### THE PROBLEM
Extract the lines of the material below, beginning with the first and ending with the line that holds "plt.rcParams['font.family'] = ['Liberation". Skip every picture.

>> START INFORMATION PROVIDED

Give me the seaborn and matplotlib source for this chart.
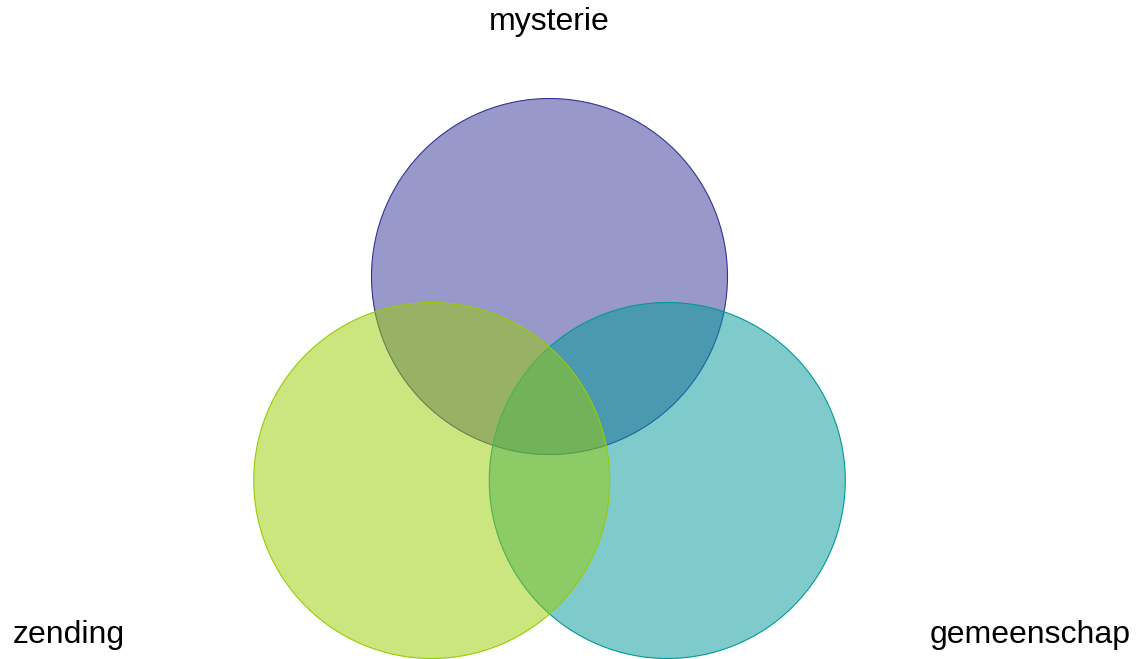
import numpy as np
import matplotlib
matplotlib.use("Agg")
import matplotlib.pyplot as plt
from matplotlib.patches import Circle
import seaborn as sns

# three sets of the venn diagram, drawn in this order
sets = ['mysterie', 'gemeenschap', 'zending']
colors = ['#333399', '#009999', '#99cc00']
angles = [90, -30, 210]  # direction of each circle from the centre

sns.set_style('white')
plt.rcParams['font.family'] = ['Liberation Sans', 'DejaVu Sans']

W, H = 1136, 659
fig = plt.figure(figsize=(W / 100, H / 100), dpi=100)
ax = fig.add_axes([0, 0, 1, 1])
ax.set_xlim(0, W)
ax.set_ylim(H, 0)
ax.set_aspect('equal')
ax.axis('off')

centre = (549.5, 412.5)
radius = 178
offset = 136

for name, col, ang in zip(sets, colors, angles):
    a = np.deg2rad(ang)
    cx = centre[0] + offset * np.cos(a)
    cy = centre[1] - offset * np.sin(a)
    ax.add_patch(Circle((cx, cy), radius, facecolor=col, alpha=0.5,
                        edgecolor='none'))
    ax.add_patch(Circle((cx, cy), radius, facecolor='none',
                        edgecolor=col, linewidth=0.8))

ax.text(549, 22, 'mysterie', fontsize=23, ha='center', va='center', color='black')
ax.text(13, 635, 'zending', fontsize=23, ha='left', va='center', color='black')
ax.text(1131, 635, 'gemeenschap', fontsize=23, ha='right', va='center', color='black')

fig.savefig('out.png', dpi=100)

>> END INFORMATION PROVIDED

### RESULT OF THE EXERCISE
Give me the seaborn and matplotlib source for this chart.
import numpy as np
import matplotlib
matplotlib.use("Agg")
import matplotlib.pyplot as plt
from matplotlib.patches import Circle
import seaborn as sns

# three sets of the venn diagram, drawn in this order
sets = ['mysterie', 'gemeenschap', 'zending']
colors = ['#333399', '#009999', '#99cc00']
angles = [90, -30, 210]  # direction of each circle from the centre

sns.set_style('white')
plt.rcParams['font.family'] = ['Liberation Sans', 'DejaVu Sans']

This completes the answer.